WHAT YOU NEED TO DO → Retype the whole listing, please, keeping every line exact and dropping the pictures.

MATERIAL PROVIDED →
┌────────
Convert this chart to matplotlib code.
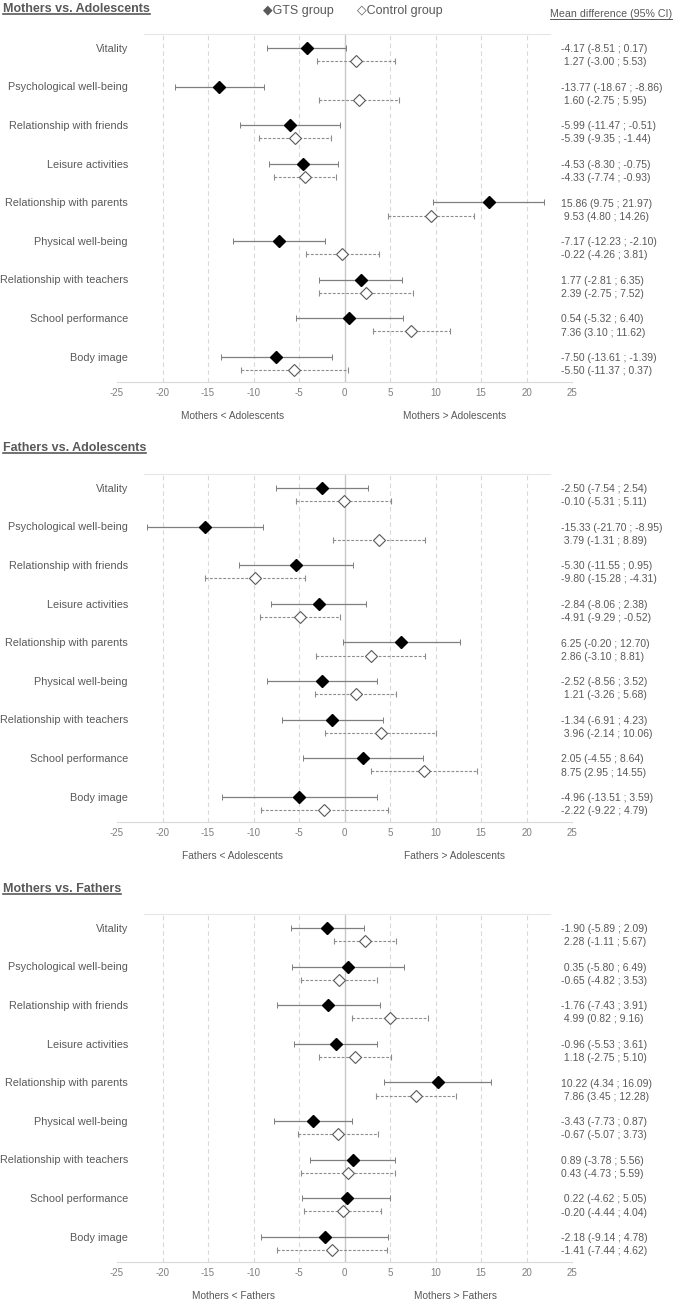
import numpy as np
import matplotlib
matplotlib.use("Agg")
import matplotlib.pyplot as plt
import matplotlib.transforms as mtransforms
from matplotlib.lines import Line2D

plt.rcParams['font.family'] = ['Liberation Sans', 'DejaVu Sans']
plt.rcParams['axes.unicode_minus'] = False

# categories (top to bottom)
categories = ["Vitality", "Psychological well-being", "Relationship with friends",
              "Leisure activities", "Relationship with parents", "Physical well-being",
              "Relationship with teachers", "School performance", "Body image"]

titles = ["Mothers vs. Adolescents", "Fathers vs. Adolescents", "Mothers vs. Fathers"]
lower_labels = [("Mothers < Adolescents", "Mothers > Adolescents"),
                ("Fathers < Adolescents", "Fathers > Adolescents"),
                ("Mothers < Fathers", "Mothers > Fathers")]

# mean, lower CI, upper CI  -- GTS group
gts_mean = [[-4.17, -13.77, -5.99, -4.53, 15.86, -7.17, 1.77, 0.54, -7.50],
            [-2.50, -15.33, -5.30, -2.84, 6.25, -2.52, -1.34, 2.05, -4.96],
            [-1.90, 0.35, -1.76, -0.96, 10.22, -3.43, 0.89, 0.22, -2.18]]
gts_lo = [[-8.51, -18.67, -11.47, -8.30, 9.75, -12.23, -2.81, -5.32, -13.61],
          [-7.54, -21.70, -11.55, -8.06, -0.20, -8.56, -6.91, -4.55, -13.51],
          [-5.89, -5.80, -7.43, -5.53, 4.34, -7.73, -3.78, -4.62, -9.14]]
gts_hi = [[0.17, -8.86, -0.51, -0.75, 21.97, -2.10, 6.35, 6.40, -1.39],
          [2.54, -8.95, 0.95, 2.38, 12.70, 3.52, 4.23, 8.64, 3.59],
          [2.09, 6.49, 3.91, 3.61, 16.09, 0.87, 5.56, 5.05, 4.78]]

# control group
ctl_mean = [[1.27, 1.60, -5.39, -4.33, 9.53, -0.22, 2.39, 7.36, -5.50],
            [-0.10, 3.79, -9.80, -4.91, 2.86, 1.21, 3.96, 8.75, -2.22],
            [2.28, -0.65, 4.99, 1.18, 7.86, -0.67, 0.43, -0.20, -1.41]]
ctl_lo = [[-3.00, -2.75, -9.35, -7.74, 4.80, -4.26, -2.75, 3.10, -11.37],
          [-5.31, -1.31, -15.28, -9.29, -3.10, -3.26, -2.14, 2.95, -9.22],
          [-1.11, -4.82, 0.82, -2.75, 3.45, -5.07, -4.73, -4.44, -7.44]]
ctl_hi = [[5.53, 5.95, -1.44, -0.93, 14.26, 3.81, 7.52, 11.62, 0.37],
          [5.11, 8.89, -4.31, -0.52, 8.81, 5.68, 10.06, 14.55, 4.79],
          [5.67, 3.53, 9.16, 5.10, 12.28, 3.73, 5.59, 4.04, 4.62]]

W, H = 673, 1299
TXT = "#595959"
fig = plt.figure(figsize=(W / 100, H / 100), dpi=100)


def fx(x):
    return x / W


def fy(y):
    return 1 - y / H


def fmt(m, lo, hi, other):
    s = f"{m:.2f} ({lo:.2f} ; {hi:.2f})"
    if len(f"{m:.2f}") < len(f"{other:.2f}"):
        s = " " + s
    return s


underlined = []
rows = np.arange(len(categories))

for p in range(3):
    off = 440 * p
    ax = fig.add_axes([fx(117), fy(382 + off), fx(455), 348 / H])
    ax.set_xlim(-25, 25)
    ax.set_ylim(8.65, -0.36)

    for g in range(-20, 25, 5):
        if g == 0:
            ax.axvline(0, color="#c8c8c8", lw=1.0, zorder=0)
        else:
            ax.axvline(g, color="#d9d9d9", lw=0.8, ls=(0, (4, 3)), zorder=0)

    gm = np.array(gts_mean[p]); cm = np.array(ctl_mean[p])
    eb = ax.errorbar(gm, rows, xerr=[gm - np.array(gts_lo[p]), np.array(gts_hi[p]) - gm],
                     fmt='D', ms=6.2, mfc='black', mec='black', ecolor='#7f7f7f',
                     elinewidth=0.9, capsize=2, capthick=0.7, zorder=3)
    eb2 = ax.errorbar(cm, rows + 0.34, xerr=[cm - np.array(ctl_lo[p]), np.array(ctl_hi[p]) - cm],
                      fmt='D', ms=6.6, mfc='white', mec='#595959', mew=0.8, ecolor='#8c8c8c',
                      elinewidth=0.8, capsize=2, capthick=0.7, zorder=3)
    eb2.lines[2][0].set_linestyle((0, (2.5, 1.5)))

    for s in ['left', 'right']:
        ax.spines[s].set_visible(False)
    ax.spines['bottom'].set_color('#d9d9d9')
    ax.spines['top'].set_color('#e6e6e6')
    ax.spines['top'].set_bounds(-22, 22.6)
    ax.set_yticks([])
    ax.set_xticks(range(-25, 26, 5))
    ax.tick_params(axis='x', length=0, pad=4, labelsize=7, labelcolor='#7f7f7f')

    tr = mtransforms.blended_transform_factory(fig.transFigure, ax.transData)
    for i, cat in enumerate(categories):
        ax.text(fx(128), i + 0.02, cat, transform=tr, ha='right', va='center',
                fontsize=7.8, color=TXT)
        ax.text(fx(561), i + 0.03, fmt(gts_mean[p][i], gts_lo[p][i], gts_hi[p][i], ctl_mean[p][i]),
                transform=tr, ha='left', va='center', fontsize=7.5, color=TXT)
        ax.text(fx(561), i + 0.37, fmt(ctl_mean[p][i], ctl_lo[p][i], ctl_hi[p][i], gts_mean[p][i]),
                transform=tr, ha='left', va='center', fontsize=7.5, color=TXT)

    left_lab, right_lab = lower_labels[p]
    fig.text(fx(233), fy(416 + off), left_lab, ha='center', va='center', fontsize=7.3, color=TXT)
    fig.text(fx(455), fy(416 + off), right_lab, ha='center', va='center', fontsize=7.3, color=TXT)

    t = fig.text(fx(3), fy(11.5 + off), titles[p], ha='left', va='baseline',
                 fontsize=9, fontweight='bold', color=TXT)
    underlined.append((t, 1.2))

fig.text(fx(263), fy(14), "\u25c6GTS group", ha='left', va='baseline', fontsize=9, color=TXT)
fig.text(fx(357), fy(14), "\u25c7Control group", ha='left', va='baseline', fontsize=9, color=TXT)
hdr = fig.text(fx(550), fy(17), "Mean difference (95% CI)", ha='left', va='baseline',
               fontsize=7.7, color=TXT)
underlined.append((hdr, 0.7))

fig.canvas.draw()
r = fig.canvas.get_renderer()
for t, lw in underlined:
    bb = t.get_window_extent(renderer=r)
    base_y = t.get_position()[1] * H - 2
    fig.add_artist(Line2D([bb.x0, bb.x1], [base_y, base_y], lw=lw, color=TXT,
                          transform=mtransforms.IdentityTransform()))

fig.savefig("out.png", dpi=100)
└────────
FINAL RESULT →
Convert this chart to matplotlib code.
import numpy as np
import matplotlib
matplotlib.use("Agg")
import matplotlib.pyplot as plt
import matplotlib.transforms as mtransforms
from matplotlib.lines import Line2D

plt.rcParams['font.family'] = ['Liberation Sans', 'DejaVu Sans']
plt.rcParams['axes.unicode_minus'] = False

# categories (top to bottom)
categories = ["Vitality", "Psychological well-being", "Relationship with friends",
              "Leisure activities", "Relationship with parents", "Physical well-being",
              "Relationship with teachers", "School performance", "Body image"]

titles = ["Mothers vs. Adolescents", "Fathers vs. Adolescents", "Mothers vs. Fathers"]
lower_labels = [("Mothers < Adolescents", "Mothers > Adolescents"),
                ("Fathers < Adolescents", "Fathers > Adolescents"),
                ("Mothers < Fathers", "Mothers > Fathers")]

# mean, lower CI, upper CI  -- GTS group
gts_mean = [[-4.17, -13.77, -5.99, -4.53, 15.86, -7.17, 1.77, 0.54, -7.50],
            [-2.50, -15.33, -5.30, -2.84, 6.25, -2.52, -1.34, 2.05, -4.96],
            [-1.90, 0.35, -1.76, -0.96, 10.22, -3.43, 0.89, 0.22, -2.18]]
gts_lo = [[-8.51, -18.67, -11.47, -8.30, 9.75, -12.23, -2.81, -5.32, -13.61],
          [-7.54, -21.70, -11.55, -8.06, -0.20, -8.56, -6.91, -4.55, -13.51],
          [-5.89, -5.80, -7.43, -5.53, 4.34, -7.73, -3.78, -4.62, -9.14]]
gts_hi = [[0.17, -8.86, -0.51, -0.75, 21.97, -2.10, 6.35, 6.40, -1.39],
          [2.54, -8.95, 0.95, 2.38, 12.70, 3.52, 4.23, 8.64, 3.59],
          [2.09, 6.49, 3.91, 3.61, 16.09, 0.87, 5.56, 5.05, 4.78]]

# control group
ctl_mean = [[1.27, 1.60, -5.39, -4.33, 9.53, -0.22, 2.39, 7.36, -5.50],
            [-0.10, 3.79, -9.80, -4.91, 2.86, 1.21, 3.96, 8.75, -2.22],
            [2.28, -0.65, 4.99, 1.18, 7.86, -0.67, 0.43, -0.20, -1.41]]
ctl_lo = [[-3.00, -2.75, -9.35, -7.74, 4.80, -4.26, -2.75, 3.10, -11.37],
          [-5.31, -1.31, -15.28, -9.29, -3.10, -3.26, -2.14, 2.95, -9.22],
          [-1.11, -4.82, 0.82, -2.75, 3.45, -5.07, -4.73, -4.44, -7.44]]
ctl_hi = [[5.53, 5.95, -1.44, -0.93, 14.26, 3.81, 7.52, 11.62, 0.37],
          [5.11, 8.89, -4.31, -0.52, 8.81, 5.68, 10.06, 14.55, 4.79],
          [5.67, 3.53, 9.16, 5.10, 12.28, 3.73, 5.59, 4.04, 4.62]]

W, H = 673, 1299
TXT = "#595959"
fig = plt.figure(figsize=(W / 100, H / 100), dpi=100)


def fx(x):
    return x / W


def fy(y):
    return 1 - y / H


def fmt(m, lo, hi, other):
    s = f"{m:.2f} ({lo:.2f} ; {hi:.2f})"
    if len(f"{m:.2f}") < len(f"{other:.2f}"):
        s = " " + s
    return s


underlined = []
rows = np.arange(len(categories))

for p in range(3):
    off = 440 * p
    ax = fig.add_axes([fx(117), fy(382 + off), fx(455), 348 / H])
    ax.set_xlim(-25, 25)
    ax.set_ylim(8.65, -0.36)

    for g in range(-20, 25, 5):
        if g == 0:
            ax.axvline(0, color="#c8c8c8", lw=1.0, zorder=0)
        else:
            ax.axvline(g, color="#d9d9d9", lw=0.8, ls=(0, (4, 3)), zorder=0)

    gm = np.array(gts_mean[p]); cm = np.array(ctl_mean[p])
    eb = ax.errorbar(gm, rows, xerr=[gm - np.array(gts_lo[p]), np.array(gts_hi[p]) - gm],
                     fmt='D', ms=6.2, mfc='black', mec='black', ecolor='#7f7f7f',
                     elinewidth=0.9, capsize=2, capthick=0.7, zorder=3)
    eb2 = ax.errorbar(cm, rows + 0.34, xerr=[cm - np.array(ctl_lo[p]), np.array(ctl_hi[p]) - cm],
                      fmt='D', ms=6.6, mfc='white', mec='#595959', mew=0.8, ecolor='#8c8c8c',
                      elinewidth=0.8, capsize=2, capthick=0.7, zorder=3)
    eb2.lines[2][0].set_linestyle((0, (2.5, 1.5)))

    for s in ['left', 'right']:
        ax.spines[s].set_visible(False)
    ax.spines['bottom'].set_color('#d9d9d9')
    ax.spines['top'].set_color('#e6e6e6')
    ax.spines['top'].set_bounds(-22, 22.6)
    ax.set_yticks([])
    ax.set_xticks(range(-25, 26, 5))
    ax.tick_params(axis='x', length=0, pad=4, labelsize=7, labelcolor='#7f7f7f')

    tr = mtransforms.blended_transform_factory(fig.transFigure, ax.transData)
    for i, cat in enumerate(categories):
        ax.text(fx(128), i + 0.02, cat, transform=tr, ha='right', va='center',
                fontsize=7.8, color=TXT)
        ax.text(fx(561), i + 0.03, fmt(gts_mean[p][i], gts_lo[p][i], gts_hi[p][i], ctl_mean[p][i]),
                transform=tr, ha='left', va='center', fontsize=7.5, color=TXT)
        ax.text(fx(561), i + 0.37, fmt(ctl_mean[p][i], ctl_lo[p][i], ctl_hi[p][i], gts_mean[p][i]),
                transform=tr, ha='left', va='center', fontsize=7.5, color=TXT)

    left_lab, right_lab = lower_labels[p]
    fig.text(fx(233), fy(416 + off), left_lab, ha='center', va='center', fontsize=7.3, color=TXT)
    fig.text(fx(455), fy(416 + off), right_lab, ha='center', va='center', fontsize=7.3, color=TXT)

    t = fig.text(fx(3), fy(11.5 + off), titles[p], ha='left', va='baseline',
                 fontsize=9, fontweight='bold', color=TXT)
    underlined.append((t, 1.2))

fig.text(fx(263), fy(14), "\u25c6GTS group", ha='left', va='baseline', fontsize=9, color=TXT)
fig.text(fx(357), fy(14), "\u25c7Control group", ha='left', va='baseline', fontsize=9, color=TXT)
hdr = fig.text(fx(550), fy(17), "Mean difference (95% CI)", ha='left', va='baseline',
               fontsize=7.7, color=TXT)
underlined.append((hdr, 0.7))

fig.canvas.draw()
r = fig.canvas.get_renderer()
for t, lw in underlined:
    bb = t.get_window_extent(renderer=r)
    base_y = t.get_position()[1] * H - 2
    fig.add_artist(Line2D([bb.x0, bb.x1], [base_y, base_y], lw=lw, color=TXT,
                          transform=mtransforms.IdentityTransform()))

fig.savefig("out.png", dpi=100)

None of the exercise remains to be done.